A population genetics model explaining overdispersion in active transposable elements

Abstract The number of transposable elements (TEs) per host genome varies within natural populations, with variance much greater than the mean. This pattern, known as overdispersion, conflicts with classical population genetic models based on the Poisson distribution, which predict equal mean and variance. To address this gap, we develop a stochastic model of TE dynamics using a bi-parental Moran process with recombination that explicitly accounts for core evolutionary forces: transposition, excision, and purifying selection. From this model, we derive analytical expressions for the mean and variance of the TE copy number. Our results show that overdispersion arises naturally when the transposition rate exceeds the product of the selection coefficient and the mean copy number, and that overdispersion increases with higher transposition rates.
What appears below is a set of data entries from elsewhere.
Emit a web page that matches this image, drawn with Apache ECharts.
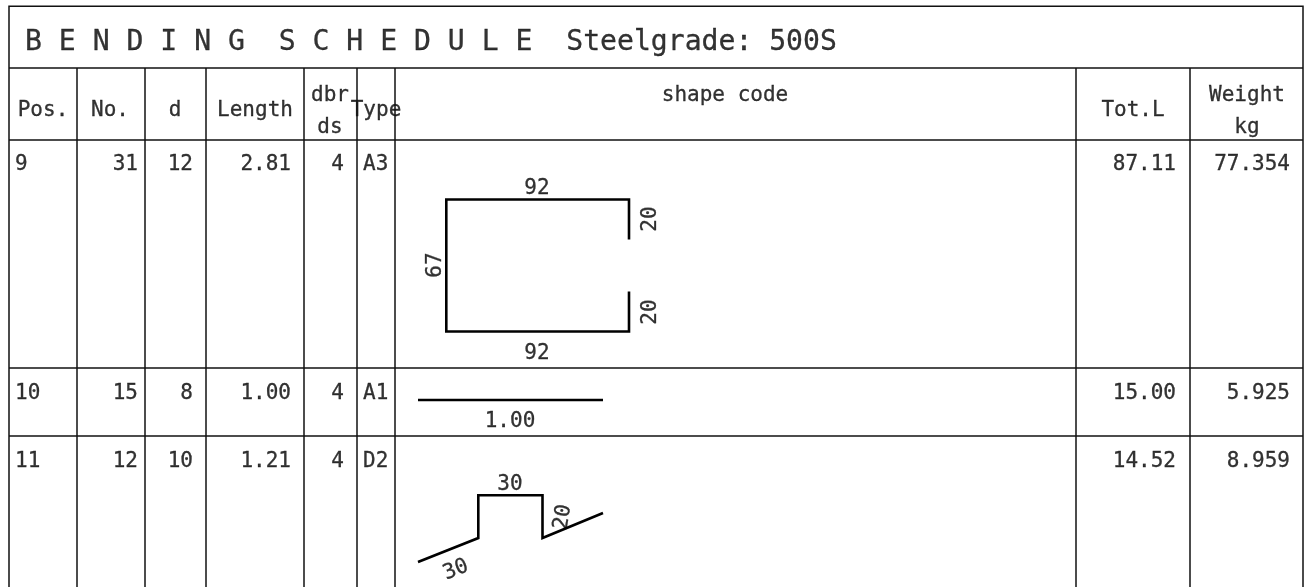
<!DOCTYPE html>
<html>
<head>
<meta charset="utf-8">
<title>Bending schedule</title>
<script src="https://cdn.jsdelivr.net/npm/echarts@6/dist/echarts.min.js"></script>
<style>
    html, body { margin: 0; padding: 0; background: #fff; }
    #chart { width: 1305px; height: 587px; }
</style>
</head>
<body>
<div id="chart"></div>
<script>
// table rules, in drawing units (1 unit = 1 px of the sheet)
const columnEdges = [77, 145, 206, 304, 357, 395, 1076, 1190];
const rowEdges = [68, 140, 368, 436];
const sheet = { left: 9, right: 1303, top: 6.25, bottom: 587 };

// [text, x, y, align]
const titleText = [['B E N D I N G  S C H E D U L E  Steelgrade: 500S', 25, 43, 'left']];
const headerText = [
    ['Pos.', 43, 111, 'center'], ['No.', 110, 111, 'center'], ['d', 175, 111, 'center'],
    ['Length', 255, 111, 'center'], ['dbr', 330, 96, 'center'], ['ds', 330, 128, 'center'],
    ['Type', 376, 111, 'center'], ['shape code', 725, 96, 'center'], ['Tot.L', 1133, 111, 'center'],
    ['Weight', 1247, 96, 'center'], ['kg', 1247, 128, 'center']
];

const rowY = [165, 394, 462];
const posValues = ['9', '10', '11'];
const noValues = ['31', '15', '12'];
const dValues = ['12', '8', '10'];
const lengthValues = ['2.81', '1.00', '1.21'];
const dbrValues = ['4', '4', '4'];
const typeValues = ['A3', 'A1', 'D2'];
const totalValues = ['87.11', '15.00', '14.52'];
const weightValues = ['77.354', '5.925', '8.959'];

// bent bar outlines
const shapeA3 = [
    [[629, 239.5], [629, 199.5], [446.3, 199.5], [446.3, 331.5], [629, 331.5], [629, 291.5]]
];
const shapeA1 = [
    [[418, 400], [603, 400]]
];
const shapeD2 = [
    [[418, 562], [478.3, 538], [478.3, 495.2], [542.5, 495.2], [542.5, 538], [603, 513]]
];

// [text, x, y, rotate]
const dimensionText = [
    ['92', 537, 189, 0], ['92', 537, 354, 0], ['20', 651, 219, 90], ['20', 651, 312, 90], ['67', 436, 265, 90],
    ['1.00', 510, 422, 0],
    ['30', 510, 485, 0], ['20', 563, 517, 80], ['30', 456, 570, 22]
];

const FONT = '"DejaVu Sans Mono", monospace';
const RULE = '#111';

function lineSeries(points, width, color) {
    return {
        type: 'line',
        data: points,
        showSymbol: false,
        silent: true,
        animation: false,
        clip: false,
        lineStyle: { width: width, color: color, cap: 'butt', join: 'miter' }
    };
}

function textSeries(rows, size) {
    return {
        type: 'scatter',
        symbolSize: 0,
        silent: true,
        animation: false,
        clip: false,
        data: rows.map(r => ({
            value: [r[1], r[2]],
            label: {
                show: true,
                position: 'inside',
                formatter: () => r[0],
                align: typeof r[3] === 'string' ? r[3] : 'center',
                verticalAlign: 'middle',
                rotate: typeof r[3] === 'number' ? r[3] : 0,
                fontFamily: FONT,
                fontSize: size,
                color: '#000',
                textBorderColor: '#000',
                textBorderWidth: 0.3
            }
        }))
    };
}

// body cells come from the column arrays
const bodyText = [];
rowY.forEach((y, i) => {
    bodyText.push([posValues[i], 15, y, 'left']);
    bodyText.push([noValues[i], 138, y, 'right']);
    bodyText.push([dValues[i], 193, y, 'right']);
    bodyText.push([lengthValues[i], 291, y, 'right']);
    bodyText.push([dbrValues[i], 344, y, 'right']);
    bodyText.push([typeValues[i], 363, y, 'left']);
    bodyText.push([totalValues[i], 1176, y, 'right']);
    bodyText.push([weightValues[i], 1290, y, 'right']);
});

const series = [];
series.push(lineSeries([[sheet.left, sheet.bottom], [sheet.left, sheet.top], [sheet.right, sheet.top], [sheet.right, sheet.bottom]], 1.5, RULE));
rowEdges.forEach(y => series.push(lineSeries([[sheet.left, y], [sheet.right, y]], 1.5, RULE)));
columnEdges.forEach(x => series.push(lineSeries([[x, rowEdges[0]], [x, sheet.bottom]], 1.5, RULE)));
[shapeA3, shapeA1, shapeD2].forEach(shape => {
    shape.forEach(path => series.push(lineSeries(path, 2.6, '#000')));
});
series.push(textSeries(titleText, 28.1));
series.push(textSeries(headerText, 21));
series.push(textSeries(bodyText, 21));
series.push(textSeries(dimensionText, 21));

const myChart = echarts.init(document.getElementById('chart'));
myChart.setOption({
    backgroundColor: '#fff',
    animation: false,
    grid: { left: 0, right: 0, top: 0, bottom: 0 },
    xAxis: { type: 'value', min: 0, max: 1305, show: false },
    yAxis: { type: 'value', min: 0, max: 587, inverse: true, show: false },
    series: series
});
</script>
</body>
</html>
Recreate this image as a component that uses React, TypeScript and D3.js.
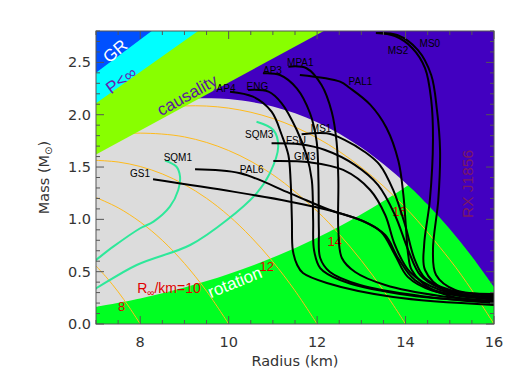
import React from 'react';
import * as d3 from 'd3';

// radius in km, mass in solar masses
const AP4 = [[10.03, 2.22], [10.55, 2.172], [10.97, 2.029], [11.2, 1.806], [11.35, 1.615], [11.4, 1.376], [11.43, 0.994], [11.45, 0.707], [11.55, 0.564], [11.68, 0.487], [12.22, 0.392], [13.72, 0.258], [16.0, 0.182]];
const ENG = [[10.44, 2.236], [10.9, 2.22], [11.2, 2.109], [11.54, 1.854], [11.76, 1.615], [11.88, 1.376], [11.91, 0.994], [11.93, 0.707], [12.07, 0.535], [12.52, 0.42], [13.87, 0.287], [16.0, 0.21]];
const AP3 = [[10.78, 2.396], [11.16, 2.38], [11.54, 2.252], [11.84, 2.014], [11.99, 1.742], [12.03, 1.376], [12.04, 0.898], [12.07, 0.631], [12.29, 0.497], [12.97, 0.373], [14.33, 0.268], [16.0, 0.201]];
const MPA1 = [[11.35, 2.459], [11.76, 2.444], [12.1, 2.284], [12.33, 2.029], [12.44, 1.742], [12.48, 1.376], [12.48, 0.898], [12.56, 0.631], [12.86, 0.497], [13.54, 0.373], [14.78, 0.268], [16.0, 0.22]];
const PAL1 = [[11.61, 2.38], [12.52, 2.316], [12.74, 2.255], [13.2, 2.096], [13.57, 1.873], [13.84, 1.555], [13.95, 1.236], [14.01, 0.917], [14.06, 0.66], [14.14, 0.516], [14.55, 0.344], [15.23, 0.268], [16.0, 0.239]];
const MS2 = [[13.33, 2.781], [13.76, 2.752], [14.15, 2.638], [14.44, 2.446], [14.58, 2.141], [14.62, 1.758], [14.55, 1.185], [14.42, 0.755], [14.44, 0.516], [14.89, 0.325], [16.0, 0.258]];
const MS0 = [[13.33, 2.781], [13.81, 2.762], [14.28, 2.618], [14.58, 2.38], [14.71, 2.045], [14.78, 1.663], [14.74, 1.185], [14.62, 0.707], [14.69, 0.468], [15.12, 0.325], [16.0, 0.287]];
const MS1 = [[11.65, 1.813], [12.22, 1.822], [12.63, 1.758], [13.08, 1.644], [13.42, 1.519], [13.72, 1.281], [13.99, 0.946], [14.21, 0.612], [14.44, 0.44], [15.01, 0.325], [16.0, 0.268]];
const FSU = [[10.97, 1.727], [11.61, 1.717], [12.18, 1.663], [12.86, 1.519], [13.38, 1.328], [13.76, 1.042], [14.06, 0.707], [14.33, 0.468], [14.78, 0.344], [16.0, 0.229]];
const GM3 = [[11.01, 1.558], [11.84, 1.545], [12.59, 1.472], [13.2, 1.281], [13.54, 1.042], [13.76, 0.755], [14.1, 0.497], [14.78, 0.325], [16.0, 0.248]];
const PAL6 = [[9.24, 1.478], [10.26, 1.44], [11.39, 1.249], [12.29, 1.089], [13.08, 0.975], [13.54, 0.85], [13.83, 0.631], [14.21, 0.42], [15.0, 0.268], [16.0, 0.22]];
const GS1 = [[8.29, 1.383], [10.1, 1.265], [11.39, 1.169], [12.29, 1.085], [13.0, 0.99], [13.45, 0.88], [13.75, 0.67], [14.05, 0.45], [14.6, 0.32], [16.0, 0.25]];
const SQM1 = [[8.56, 1.561], [8.82, 1.503], [8.9, 1.408], [8.86, 1.281], [8.67, 1.121], [8.3, 0.978], [8.0, 0.915], [7.39, 0.739], [7.0, 0.612], [6.9, 0.58]];
const SQM3 = [[10.63, 1.933], [11.01, 1.854], [11.12, 1.694], [10.93, 1.44], [10.63, 1.249], [9.96, 0.994], [9.13, 0.755], [7.92, 0.564], [7.0, 0.341], [6.9, 0.32]];

// label anchors (R, M)
const eosNames = ['AP4', 'ENG', 'AP3', 'MPA1', 'PAL1', 'MS2', 'MS0', 'MS1', 'FSU', 'GM3', 'PAL6', 'GS1', 'SQM1', 'SQM3'];
const eosLabelAt = [[9.94, 2.254], [10.65, 2.268], [10.99, 2.427], [11.62, 2.497], [12.98, 2.313], [13.83, 2.609], [14.55, 2.685], [12.09, 1.87], [11.52, 1.749], [11.72, 1.605], [10.52, 1.477], [7.995, 1.44], [8.85, 1.589], [10.69, 1.813]];
const eosCurves = [AP4, ENG, AP3, MPA1, PAL1, MS2, MS0, MS1, FSU, GM3, PAL6, GS1];
const sqmCurves = [SQM1, SQM3];

// constant R_infinity contours
const rinf8 = [[7, 0.555], [7.25, 0.439], [7.5, 0.308], [7.75, 0.161], [8, 0]];
const rinf10 = [[7, 1.209], [7.5, 1.111], [8, 0.975], [8.5, 0.799], [9, 0.579], [9.5, 0.314], [10, 0]];
const rinf12 = [[7, 1.564], [7.5, 1.548], [8, 1.505], [8.5, 1.434], [9, 1.333], [9.5, 1.201], [10, 1.035], [10.5, 0.833], [11, 0.595], [11.5, 0.318], [12, 0]];
const rinf14 = [[7, 1.778], [7.5, 1.811], [8, 1.824], [9, 1.788], [10, 1.658], [11, 1.426], [12, 1.078], [12.5, 0.858], [13, 0.607], [13.5, 0.321], [14, 0]];
const rinf16 = [[7, 1.917], [8, 2.032], [9, 2.084], [10, 2.063], [11, 1.964], [12, 1.778], [13, 1.496], [14, 1.111], [15, 0.615], [15.5, 0.323], [16, 0]];
const rinfCurves = [rinf8, rinf10, rinf12, rinf14, rinf16];
const rinfNames = ['8', '12', '14', '16'];
const rinfLabelAt = [[7.58, 0.165], [10.86, 0.548], [12.4, 0.787], [13.86, 1.073]];

// excluded / allowed regions
const grEdge = [[7, 2.4], [8.26, 2.8]];
const buchdahlEdge = [[7, 2.11], [9.31, 2.8]];
const causalEdge = [[7, 1.62], [12.15, 2.8]];
const rotationEdge = [[7, 0.164], [8, 0.244], [9, 0.348], [10, 0.477], [11, 0.635], [12, 0.824], [13, 1.048], [14, 1.309], [15, 1.61], [16, 1.953]];
const rxEdge = [[9.0, 2.15], [9.3, 2.155], [10, 2.15], [11, 2.079], [12, 1.928], [13, 1.686], [14, 1.348], [14.5, 1.141], [15, 0.907], [15.5, 0.645], [16, 0.354]];

const xTickLabels = [8, 10, 12, 14, 16];
const yTickLabels = [0, 0.5, 1.0, 1.5, 2.0, 2.5];

export default function App() {
    const width = 524;
    const height = 386;
    const left = 96, right = 494, top = 31, bottom = 324;

    const x = d3.scaleLinear().domain([7, 16]).range([left, right]);
    const y = d3.scaleLinear().domain([0, 2.8]).range([bottom, top]);

    const smooth = d3.line<number[]>()
        .x(d => x(d[0]))
        .y(d => y(d[1]))
        .curve(d3.curveCatmullRom.alpha(0.5));
    const straight = d3.line<number[]>()
        .x(d => x(d[0]))
        .y(d => y(d[1]));

    // edge + closing corners
    function region(edge, corners, curved) {
        const path = curved ? smooth(edge) : straight(edge);
        return path + corners.map(p => 'L' + x(p[0]) + ',' + y(p[1])).join('') + 'Z';
    }

    const xMinor = d3.range(7, 16.001, 0.5);
    const yMinor = d3.range(0, 2.801, 0.1);
    const axisFont = "'DejaVu Sans', sans-serif";
    const labelFont = "'Liberation Sans', Arial, sans-serif";
    const tickColor = '#555';

    return (
        <svg width={width} height={height} style={{ position: 'absolute', left: 0, top: 0 }}>
            <defs>
                <clipPath id="plot-clip">
                    <rect x={left} y={top} width={right - left} height={bottom - top} />
                </clipPath>
            </defs>
            <rect x={0} y={0} width={width} height={height} fill="#fff" />

            <g clipPath="url(#plot-clip)">
                <rect x={left} y={top} width={right - left} height={bottom - top} fill="#dcdcdc" />
                {/* rotation */}
                <path d={region(rotationEdge, [[16, 0], [7, 0]], true)} fill="#00ff22" />
                {/* R_inf contours */}
                {rinfCurves.map((c, i) => (
                    <path key={'r' + i} d={smooth(c)} fill="none" stroke="#ffbb1c" strokeWidth={1} />
                ))}
                {/* RX J1856 */}
                <path d={region(rxEdge, [[16, 3], [9, 3]], true)} fill="#4200c0" />
                {/* causality, P<inf, GR */}
                <path d={region(causalEdge, [[7, 3]], false)} fill="#88ff00" />
                <path d={region(buchdahlEdge, [[7, 3]], false)} fill="#00ffff" />
                <path d={region(grEdge, [[7, 3]], false)} fill="#0050ff" />

                {/* region labels */}
                <text transform={`translate(${x(7.43)},${y(2.609)}) rotate(-40)`} textAnchor="middle" dy="0.35em"
                    fontFamily={labelFont} fontSize={17} fill="#fff">GR</text>
                <text transform={`translate(${x(7.57)},${y(2.332)}) rotate(-35)`} textAnchor="middle" dy="0.35em"
                    fontFamily={labelFont} fontSize={17} fill="#6a1ab0">P&lt;∞</text>
                <text transform={`translate(${x(9.06)},${y(2.188)}) rotate(-29)`} textAnchor="middle" dy="0.35em"
                    fontFamily={labelFont} fontSize={17} fill="#5a1a9a">causality</text>
                <text transform={`translate(${x(10.14)},${y(0.401)}) rotate(-22)`} textAnchor="middle" dy="0.35em"
                    fontFamily={labelFont} fontSize={17} fill="#fff">rotation</text>
                <text transform={`translate(${x(15.41)},${y(1.338)}) rotate(-90)`} textAnchor="middle" dy="0.35em"
                    fontFamily={labelFont} fontSize={15.5} fill="#7a1a66">RX J1856</text>

                {/* R_inf labels */}
                {rinfNames.map((n, i) => (
                    <text key={'rl' + i} x={x(rinfLabelAt[i][0])} y={y(rinfLabelAt[i][1])} dy="0.35em" textAnchor="middle"
                        fontFamily={labelFont} fontSize={13} fill="#e00000">{n}</text>
                ))}
                <text x={x(8.65)} y={y(0.344)} dy="0.35em" textAnchor="middle" fontFamily={labelFont} fontSize={14} fill="#e00000">
                    R<tspan fontSize={10} dy={3}>∞</tspan><tspan dy={-3}>/km=10</tspan>
                </text>

                {/* strange quark matter */}
                {sqmCurves.map((c, i) => (
                    <path key={'s' + i} d={smooth(c)} fill="none" stroke="#2ee89a" strokeWidth={2} />
                ))}
                {/* EOS curves */}
                {eosCurves.map((c, i) => (
                    <path key={'e' + i} d={smooth(c)} fill="none" stroke="#000" strokeWidth={2} strokeLinejoin="round" />
                ))}
                {eosNames.map((n, i) => (
                    <text key={'el' + i} x={x(eosLabelAt[i][0])} y={y(eosLabelAt[i][1])} dy="0.35em" textAnchor="middle"
                        fontFamily={labelFont} fontSize={10} fill="#000">{n}</text>
                ))}
            </g>

            {/* frame and ticks */}
            <rect x={left} y={top} width={right - left} height={bottom - top} fill="none" stroke={tickColor} strokeWidth={1} />
            {xMinor.map((v, i) => {
                const major = xTickLabels.indexOf(Math.round(v * 10) / 10) >= 0;
                const len = major ? 8 : 4;
                return (
                    <g key={'xt' + i} stroke={tickColor}>
                        <line x1={x(v)} x2={x(v)} y1={bottom} y2={bottom - len} />
                        <line x1={x(v)} x2={x(v)} y1={top} y2={top + len} />
                    </g>
                );
            })}
            {yMinor.map((v, i) => {
                const major = yTickLabels.some(t => Math.abs(t - v) < 1e-6);
                const len = major ? 8 : 4;
                return (
                    <g key={'yt' + i} stroke={tickColor}>
                        <line x1={left} x2={left + len} y1={y(v)} y2={y(v)} />
                        <line x1={right} x2={right - len} y1={y(v)} y2={y(v)} />
                    </g>
                );
            })}
            {xTickLabels.map(v => (
                <text key={'xl' + v} x={x(v)} y={bottom + 23} textAnchor="middle" fontFamily={axisFont} fontSize={14.5} fill="#333">{v}</text>
            ))}
            {yTickLabels.map(v => (
                <text key={'yl' + v} x={left - 5} y={y(v) + 5} textAnchor="end" fontFamily={axisFont} fontSize={14.5} fill="#333">{v.toFixed(1)}</text>
            ))}
            <text x={(left + right) / 2} y={366} textAnchor="middle" fontFamily={axisFont} fontSize={14.5} fill="#333">Radius (km)</text>
            <text transform={`translate(49,${(top + bottom) / 2}) rotate(-90)`} textAnchor="middle" fontFamily={axisFont} fontSize={14.5} fill="#333">
                Mass (M<tspan fontSize={10} dy={3}>⊙</tspan><tspan dy={-3}>)</tspan>
            </text>
        </svg>
    );
}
Additionally, we show that maintaining positive TE copy numbers at equilibrium, and thus sustaining overdispersion, requires a net transposition rate below approximately 0.5 insertions per copy per generation, a constraint satisfied by observed TE families to maintain genome stability. The derived overdispersion also accounts for the right-skewed, heavy-tailed distribution of copy numbers, capturing features that classical models fail to account for. A qualitative comparison of these predictions with data from 18 active TE families in 85 Drosophila melanogaster strains confirms these patterns: all active TEs in the data exhibited overdispersion, with variances 2–10 times the mean and the distribution showing positive, or right skewness. Collectively, our findings reveal that TE distributions deviate from Poisson expectations and establish overdispersion as an inherent feature of TE population dynamics, providing a mechanistic framework for understanding the full distributional properties of TE copy numbers.